“Pulp Fiction” n’est pas juste un film de gangsters
La Palme d’Or cannoise de 1994 est un film sur la rédemption et sur le danger de baisser la garde. Mais pas que. Il est question de poser des choix. Et des pêches.
On a longtemps regardé “Pulp Fiction” comme un manifeste cool : dialogues qui claquent, violence ludique, montage éclaté, musique mortelle. Un polar postmoderne qui aurait dynamité le cinéma indépendant américain. Tout cela est vrai, et pourtant largement insuffisant. Car derrière le bruit, Quentin Tarantino et Roger Avary ont glissé autre chose : un récit moral, presque religieux, et une méditation burlesque sur ces moments où l’on disparaît du monde… souvent pour aller aux toilettes.
Le cœur du film bat du côté de Jules Winfield (Samuel L. Jackson). Pas Vincent Vega (John Travolta), pourtant plus emblématique, plus “tarantinien” dans l’imaginaire collectif. Jules est le seul personnage qui regarde ce qui lui arrive et tente d’y lire un sens. La scène fondatrice est connue : après l’exécution de Brett, un homme surgit et vide son chargeur à bout portant. Aucune balle ne touche Jules ni Vincent. Là où Vincent balaie l’événement d’un haussement d’épaules, Jules y voit un signe. Un miracle. « Le doigt de Dieu », dit-il. Ce moment n’est pas une coquetterie de scénario : Tarantino l’a toujours présenté comme le pivot secret du film. À partir de là, “Pulp Fiction” cesse d’être un film de gangsters pour devenir un récit de bifurcation morale. Jules choisit de s’arrêter. De “marcher sur la terre”, selon sa propre formule. Il se retire.
Et pendant ce temps-là, Vincent va aux toilettes.

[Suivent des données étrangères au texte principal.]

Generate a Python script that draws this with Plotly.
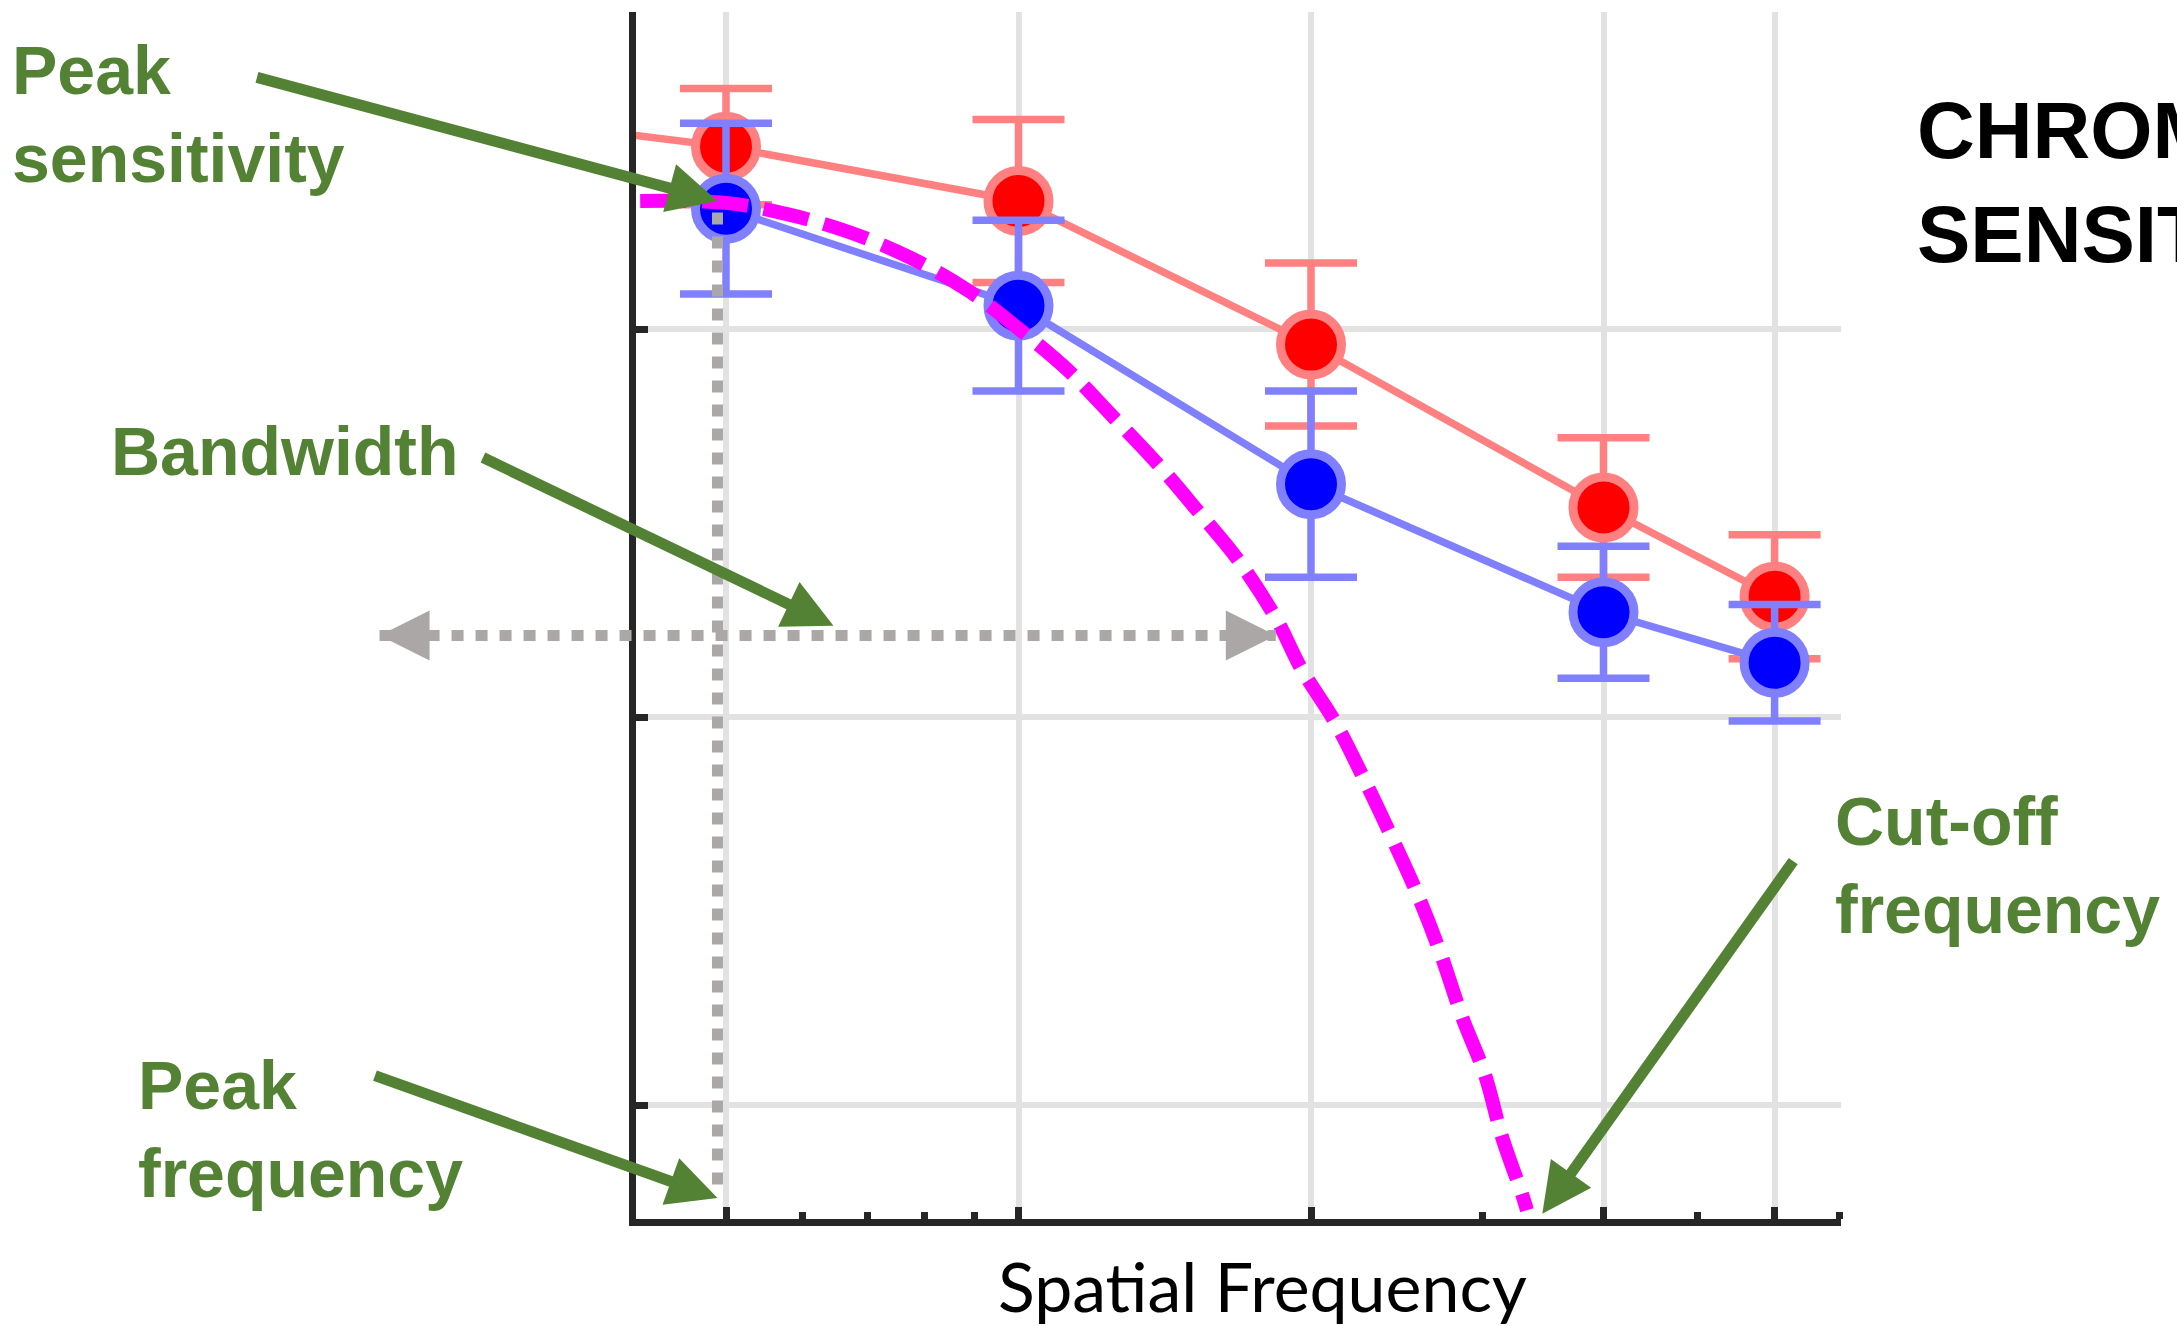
import math
import plotly.graph_objects as go

# ---- data -------------------------------------------------------------
freqs = [0.5, 1, 2, 4, 6]                       # spatial frequency (c/deg)
red_sens = [2.47, 2.33, 1.96, 1.54, 1.31]        # log sensitivity, red condition
red_err = [0.15, 0.21, 0.21, 0.18, 0.16]
blue_sens = [2.31, 2.06, 1.60, 1.27, 1.14]       # log sensitivity, blue condition
blue_err = [0.22, 0.22, 0.24, 0.17, 0.15]

# red curve continues in from lower frequencies (left edge of the axes)
red_lead_freq = [0.40, 0.5]
red_lead_sens = [2.50, 2.47]

# fitted sensitivity function (dashed)
model_freq = [0.408, 0.5, 0.578, 0.669, 0.775, 0.889, 1.001, 1.124, 1.254,
              1.385, 1.527, 1.686, 1.845, 1.953, 2.117, 2.268, 2.429, 2.583,
              2.722, 2.861, 3.021, 3.145, 3.297, 3.337]
model_sens = [2.330, 2.325, 2.296, 2.250, 2.183, 2.098, 2.000, 1.894, 1.771,
              1.657, 1.533, 1.402, 1.250, 1.126, 0.987, 0.840, 0.683, 0.534,
              0.387, 0.227, 0.077, -0.082, -0.229, -0.271]

peak_freq = 0.49
peak_sens = 2.30
peak_line_bottom = -0.23
bw_low, bw_high, bw_level = 0.22, 1.84, 1.21
cutoff_freq = 3.46

x_major = [0.5, 1, 2, 4, 6]
x_minor = [0.6, 0.7, 0.8, 0.9, 3, 5, 7]
y_major = [0, 1, 2]

# ---- page geometry ----------------------------------------------------
W, H = 2177, 1326
OCT_PX = 292.5            # pixels per octave on the frequency axis
DEC_PX = 388.0            # pixels per log unit on the sensitivity axis
X_REF_PX, Y_REF_PX = 726.0, 1105.0   # pixel of f=0.5 and of log S=0

def lx_at(px):
    return math.log10(0.5) + (px - X_REF_PX) * math.log10(2) / OCT_PX

def ly_at(py):
    return (Y_REF_PX - py) / DEC_PX

plot_l, plot_r, plot_t, plot_b = 636.0, 1841.0, 12.0, 1218.5

GREEN = "#548235"
GRAY = "#ABA7A7"
AXIS = "#262626"
GRID = "#E2E2E2"

fig = go.Figure()

# red series
fig.add_trace(go.Scatter(
    x=red_lead_freq, y=red_lead_sens, mode="lines",
    line=dict(color="#FF8080", width=7.5), hoverinfo="skip"))
fig.add_trace(go.Scatter(
    x=freqs, y=red_sens, mode="lines+markers",
    line=dict(color="#FF8080", width=7.5),
    marker=dict(size=61, color="#FF0000", line=dict(color="#FF8080", width=9)),
    error_y=dict(type="data", array=red_err, color="#FF8080", thickness=7.5, width=46)))
# blue series
fig.add_trace(go.Scatter(
    x=freqs, y=blue_sens, mode="lines+markers",
    line=dict(color="#8080FF", width=7.5),
    marker=dict(size=61, color="#0000FF", line=dict(color="#8080FF", width=9)),
    error_y=dict(type="data", array=blue_err, color="#8080FF", thickness=7.5, width=46)))
# model curve
fig.add_trace(go.Scatter(
    x=model_freq, y=model_sens, mode="lines",
    line=dict(color="#FF00FF", width=14, dash="46px,16px", shape="spline")))

# guide lines on a full-page overlay with the same scales
fig.add_trace(go.Scatter(
    x=[peak_freq, peak_freq], y=[peak_sens, peak_line_bottom], mode="lines",
    xaxis="x2", yaxis="y2",
    line=dict(color=GRAY, width=11, dash="12px,12px")))
fig.add_trace(go.Scatter(
    x=[bw_low, bw_high], y=[bw_level, bw_level], mode="lines",
    xaxis="x2", yaxis="y2",
    line=dict(color=GRAY, width=11, dash="12px,12px")))

# axes
x_rng = [lx_at(plot_l), lx_at(plot_r)]
y_rng = [ly_at(plot_b), ly_at(plot_t)]
x2_rng = [lx_at(0), lx_at(W)]
y2_rng = [ly_at(H), ly_at(0)]

fig.update_layout(
    width=W, height=H,
    margin=dict(l=0, r=0, t=0, b=0, pad=0),
    paper_bgcolor="white", plot_bgcolor="rgba(0,0,0,0)",
    showlegend=False,
    xaxis=dict(
        type="log", range=x_rng, domain=[plot_l / W, plot_r / W],
        anchor="y", showline=True, linewidth=7, linecolor=AXIS,
        tickmode="array", tickvals=x_major, ticks="inside", ticklen=12,
        tickwidth=7, tickcolor=AXIS, showticklabels=False,
        showgrid=True, gridcolor=GRID, gridwidth=6, zeroline=False,
        minor=dict(tickmode="array", tickvals=x_minor, ticks="inside",
                   ticklen=7, tickwidth=7, tickcolor=AXIS, showgrid=False),
    ),
    yaxis=dict(
        range=y_rng, domain=[1 - plot_b / H, 1 - plot_t / H], anchor="x",
        showline=True, linewidth=7, linecolor=AXIS,
        tickmode="array", tickvals=y_major, ticks="inside", ticklen=12,
        tickwidth=7, tickcolor=AXIS, showticklabels=False,
        showgrid=True, gridcolor=GRID, gridwidth=6, zeroline=False,
    ),
    xaxis2=dict(type="log", range=x2_rng, domain=[0, 1], anchor="y2",
                visible=False, fixedrange=True),
    yaxis2=dict(range=y2_rng, domain=[0, 1], anchor="x2",
                visible=False, fixedrange=True),
)

annotations = []

# arrowheads of the bandwidth marker
for xv, off in [(bw_low, 36), (bw_high, -36)]:
    annotations.append(dict(
        x=math.log10(xv), y=bw_level, xref="x2", yref="y2",
        ax=off, ay=0, text="", showarrow=True, arrowhead=2,
        arrowsize=1.0, arrowwidth=10, arrowcolor=GRAY, standoff=0))

# green pointer arrows
pointers = [
    (peak_freq, 2.33, -462, -124),
    (0.645, 1.235, -352, -169),
    (peak_freq, -0.24, -344, -123),
    (cutoff_freq, -0.28, 252, -354),
]
for xv, yv, ax, ay in pointers:
    annotations.append(dict(
        x=math.log10(xv), y=yv, xref="x2", yref="y2",
        ax=ax, ay=ay, text="", showarrow=True, arrowhead=2,
        arrowsize=0.9, arrowwidth=11, arrowcolor=GREEN, standoff=0))

def label(text, left_px, top_px, size, color, family="Liberation Sans"):
    return dict(
        x=left_px / W, y=1 - top_px / H, xref="paper", yref="paper",
        xanchor="left", yanchor="top", align="left", showarrow=False,
        text=text, font=dict(family=family, size=size, color=color))

annotations += [
    label("<b>Peak<br>sensitivity</b>", 10, 29.5, 68, GREEN),
    label("<b>Bandwidth</b>", 109, 410.5, 68, GREEN),
    label("<b>Peak<br>frequency</b>", 136, 1044.5, 68, GREEN),
    label("<b>Cut-off<br>frequency</b>", 1833, 780.5, 68, GREEN),
    label("<b>CHROMATIC<br>SENSITIVITY</b>", 1915, 83.6, 80, "#000000"),
    dict(x=1262 / W, y=1 - 1243 / H, xref="paper", yref="paper",
         xanchor="center", yanchor="top", showarrow=False,
         text="Spatial Frequency",
         font=dict(family="Lato", size=68, color="#000000")),
]
fig.update_layout(annotations=annotations)

fig.write_html("out.html")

Le motif est trivial, presque comique, mais d’une cohérence implacable. Vincent Vega disparaît toujours au mauvais moment. Chez les Wallace, il laisse Mia seule quelques minutes : elle trouve de l’héroïne dans son manteau, la confond avec de la cocaïne, et s’effondre. Au diner, il est aux toilettes pendant le braquage : quand il revient, Jules a déjà changé de vie. Et chez Butch, la boucle se referme : Vincent, fusil posé négligemment sur le comptoir, lit un vieux pulp (un magazine imprimé sur du papier de mauvaisa qualité) sur la cuvette. Il ne voit rien venir. Il meurt. Ces scènes ne relèvent pas du simple running gag. Elles disent quelque chose de très précis : Vincent est le personnage qui ne lit pas les signes. Il consomme, il plaisante, il tue par métier. Là où Jules interprète le monde, Vincent s’en absente. Chaque passage aux toilettes est une sortie de scène, un moment où l’ordre du réel peut se reconfigurer sans lui. Chez Tarantino, la fatalité adore ces interstices-là.
Même l’arc de Butch le boxeur sur le retour (Bruce Willis), souvent lu comme un simple récit de survie, s’inscrit dans cette logique morale. La montre de son père, transmise au prix d’humiliations et de souffrances, est un fardeau autant qu’un talisman. Butch trahit Marcellus, mais revient chercher la montre – non par cupidité, mais par fidélité à une histoire, à une mémoire. Et c’est ce retour, ce refus de l’oubli, qui provoque la mort de Vincent et, paradoxalement, sa propre rédemption lors de la scène du sous-sol. Là encore, un choix est posé.
Vu ainsi, “Pulp Fiction” n’est pas un film cynique. C’est un film sur les choix minuscules, sur les instants où l’on décide -ou non- de faire attention. Jules s’arrête et survit. Vincent ne s’arrête jamais et disparaît. Le cool n’est qu’un masque. Sous la surface, Tarantino raconte une fable très ancienne : celle d’un monde violent où la grâce peut surgir, à condition de la reconnaître.
Et maintenant, le jeu – faussement anodin, profondément révélateur : sauriez-vous raconter “Pulp Fiction” dans l’ordre chronologique, sans vous perdre ? Si la réponse est non, ce n’est pas grave. Tarantino, lui, savait exactement ce qu’il faisait : brouiller le temps pour mieux parler de morale. Et rappeler, mine de rien, qu’il ne faut jamais considérer les toilettes comme un endroit sûr.